▶ Dataset:
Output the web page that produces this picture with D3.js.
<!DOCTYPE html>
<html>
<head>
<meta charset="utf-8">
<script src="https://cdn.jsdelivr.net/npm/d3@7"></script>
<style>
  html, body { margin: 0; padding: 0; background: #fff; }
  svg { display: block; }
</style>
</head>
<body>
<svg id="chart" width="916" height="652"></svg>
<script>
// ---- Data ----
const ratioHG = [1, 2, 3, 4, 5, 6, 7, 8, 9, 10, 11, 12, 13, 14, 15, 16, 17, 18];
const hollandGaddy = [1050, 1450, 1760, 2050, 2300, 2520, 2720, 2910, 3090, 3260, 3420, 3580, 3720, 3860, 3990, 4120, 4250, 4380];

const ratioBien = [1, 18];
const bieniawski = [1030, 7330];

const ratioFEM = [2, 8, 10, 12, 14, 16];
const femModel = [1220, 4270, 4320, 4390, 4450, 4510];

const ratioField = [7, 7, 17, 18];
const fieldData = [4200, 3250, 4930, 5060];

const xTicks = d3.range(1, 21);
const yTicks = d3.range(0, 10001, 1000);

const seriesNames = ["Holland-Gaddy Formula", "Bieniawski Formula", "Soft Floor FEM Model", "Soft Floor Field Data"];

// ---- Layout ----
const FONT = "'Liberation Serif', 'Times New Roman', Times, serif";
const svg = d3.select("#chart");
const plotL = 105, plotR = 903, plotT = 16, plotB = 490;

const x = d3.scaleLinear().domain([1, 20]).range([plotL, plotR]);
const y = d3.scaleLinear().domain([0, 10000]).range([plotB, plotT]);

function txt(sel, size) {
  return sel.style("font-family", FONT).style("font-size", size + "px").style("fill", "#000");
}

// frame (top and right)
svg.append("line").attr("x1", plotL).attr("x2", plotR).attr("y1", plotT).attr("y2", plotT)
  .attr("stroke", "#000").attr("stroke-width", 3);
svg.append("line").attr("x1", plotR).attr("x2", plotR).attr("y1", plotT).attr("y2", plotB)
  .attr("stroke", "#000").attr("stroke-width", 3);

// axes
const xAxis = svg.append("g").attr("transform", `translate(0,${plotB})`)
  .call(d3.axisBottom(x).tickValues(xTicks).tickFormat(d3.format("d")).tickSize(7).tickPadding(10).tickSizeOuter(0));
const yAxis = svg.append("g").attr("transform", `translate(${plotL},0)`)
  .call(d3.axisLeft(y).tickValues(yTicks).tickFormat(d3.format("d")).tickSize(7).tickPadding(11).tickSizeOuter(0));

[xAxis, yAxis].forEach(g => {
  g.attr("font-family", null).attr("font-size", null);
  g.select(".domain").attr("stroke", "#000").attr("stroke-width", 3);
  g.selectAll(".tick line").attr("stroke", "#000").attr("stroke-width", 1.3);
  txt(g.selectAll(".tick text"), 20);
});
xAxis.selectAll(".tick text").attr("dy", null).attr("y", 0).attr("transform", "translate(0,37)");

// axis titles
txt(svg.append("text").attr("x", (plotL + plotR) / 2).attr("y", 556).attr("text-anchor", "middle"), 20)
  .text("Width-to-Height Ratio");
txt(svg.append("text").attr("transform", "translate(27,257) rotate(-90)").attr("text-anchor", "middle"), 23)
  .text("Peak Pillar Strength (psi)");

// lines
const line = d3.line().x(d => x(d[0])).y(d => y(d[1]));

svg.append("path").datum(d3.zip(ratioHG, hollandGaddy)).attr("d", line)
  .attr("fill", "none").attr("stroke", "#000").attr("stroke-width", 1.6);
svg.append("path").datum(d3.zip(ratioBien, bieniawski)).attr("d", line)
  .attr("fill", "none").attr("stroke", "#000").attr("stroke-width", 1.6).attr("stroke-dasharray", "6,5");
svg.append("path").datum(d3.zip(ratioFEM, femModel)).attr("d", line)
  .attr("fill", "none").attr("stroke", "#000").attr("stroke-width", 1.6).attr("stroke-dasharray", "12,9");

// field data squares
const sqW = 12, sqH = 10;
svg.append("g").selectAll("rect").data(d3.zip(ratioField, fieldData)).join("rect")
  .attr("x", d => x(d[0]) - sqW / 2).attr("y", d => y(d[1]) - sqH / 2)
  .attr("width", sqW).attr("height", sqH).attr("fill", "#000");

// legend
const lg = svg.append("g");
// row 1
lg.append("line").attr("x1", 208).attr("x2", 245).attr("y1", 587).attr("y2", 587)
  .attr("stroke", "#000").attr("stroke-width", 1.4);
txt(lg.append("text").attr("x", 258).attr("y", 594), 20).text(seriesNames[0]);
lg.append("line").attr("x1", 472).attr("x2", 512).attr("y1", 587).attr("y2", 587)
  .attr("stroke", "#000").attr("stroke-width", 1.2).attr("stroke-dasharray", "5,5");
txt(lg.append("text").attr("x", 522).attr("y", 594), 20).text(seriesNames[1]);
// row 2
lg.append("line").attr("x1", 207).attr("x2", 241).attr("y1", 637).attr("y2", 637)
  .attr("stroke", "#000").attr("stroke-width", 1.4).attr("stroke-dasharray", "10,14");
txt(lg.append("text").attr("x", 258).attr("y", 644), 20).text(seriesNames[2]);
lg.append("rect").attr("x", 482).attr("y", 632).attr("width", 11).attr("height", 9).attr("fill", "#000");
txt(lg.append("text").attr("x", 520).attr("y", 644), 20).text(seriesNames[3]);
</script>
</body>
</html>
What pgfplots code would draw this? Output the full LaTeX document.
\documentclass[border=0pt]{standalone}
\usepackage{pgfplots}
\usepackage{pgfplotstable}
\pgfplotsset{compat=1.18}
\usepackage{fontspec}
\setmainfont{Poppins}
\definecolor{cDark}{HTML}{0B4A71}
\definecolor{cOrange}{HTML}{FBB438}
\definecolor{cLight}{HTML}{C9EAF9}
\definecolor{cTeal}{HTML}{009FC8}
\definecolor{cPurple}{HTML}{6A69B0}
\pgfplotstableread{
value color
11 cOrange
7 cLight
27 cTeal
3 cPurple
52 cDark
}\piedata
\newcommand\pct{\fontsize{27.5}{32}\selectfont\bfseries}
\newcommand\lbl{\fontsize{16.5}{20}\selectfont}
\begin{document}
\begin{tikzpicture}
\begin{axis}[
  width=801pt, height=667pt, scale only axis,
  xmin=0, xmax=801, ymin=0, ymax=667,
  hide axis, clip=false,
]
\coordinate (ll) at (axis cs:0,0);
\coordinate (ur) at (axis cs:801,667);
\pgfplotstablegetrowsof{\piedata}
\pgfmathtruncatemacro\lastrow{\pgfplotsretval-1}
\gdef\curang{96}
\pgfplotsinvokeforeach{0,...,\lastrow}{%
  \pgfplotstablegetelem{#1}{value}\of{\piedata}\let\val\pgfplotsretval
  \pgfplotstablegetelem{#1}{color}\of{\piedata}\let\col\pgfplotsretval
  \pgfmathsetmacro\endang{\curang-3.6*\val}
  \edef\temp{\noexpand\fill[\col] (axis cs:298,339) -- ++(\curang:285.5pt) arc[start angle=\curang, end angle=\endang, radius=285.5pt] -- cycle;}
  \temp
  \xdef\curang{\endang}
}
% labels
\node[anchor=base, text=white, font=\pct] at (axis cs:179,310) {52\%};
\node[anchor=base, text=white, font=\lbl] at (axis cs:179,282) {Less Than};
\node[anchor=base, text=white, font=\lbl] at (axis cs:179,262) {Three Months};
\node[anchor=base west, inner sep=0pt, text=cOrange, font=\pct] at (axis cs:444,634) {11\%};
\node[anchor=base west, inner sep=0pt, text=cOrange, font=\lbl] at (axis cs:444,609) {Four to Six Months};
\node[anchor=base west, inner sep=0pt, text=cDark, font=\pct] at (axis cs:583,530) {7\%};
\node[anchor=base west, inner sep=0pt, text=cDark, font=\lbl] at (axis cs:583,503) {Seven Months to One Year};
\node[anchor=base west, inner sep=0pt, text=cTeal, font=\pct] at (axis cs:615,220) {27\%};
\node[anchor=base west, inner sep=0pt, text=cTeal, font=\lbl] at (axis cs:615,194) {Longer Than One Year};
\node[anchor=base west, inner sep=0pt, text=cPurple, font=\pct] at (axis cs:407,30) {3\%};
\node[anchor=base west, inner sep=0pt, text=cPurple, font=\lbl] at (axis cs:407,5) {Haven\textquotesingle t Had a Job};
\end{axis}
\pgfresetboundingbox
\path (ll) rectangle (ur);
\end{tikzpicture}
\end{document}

▶ Description of the task: Copy each line of the data that contains the word "this".

▶ Final answer:
Output the web page that produces this picture with D3.js.
What pgfplots code would draw this? Output the full LaTeX document.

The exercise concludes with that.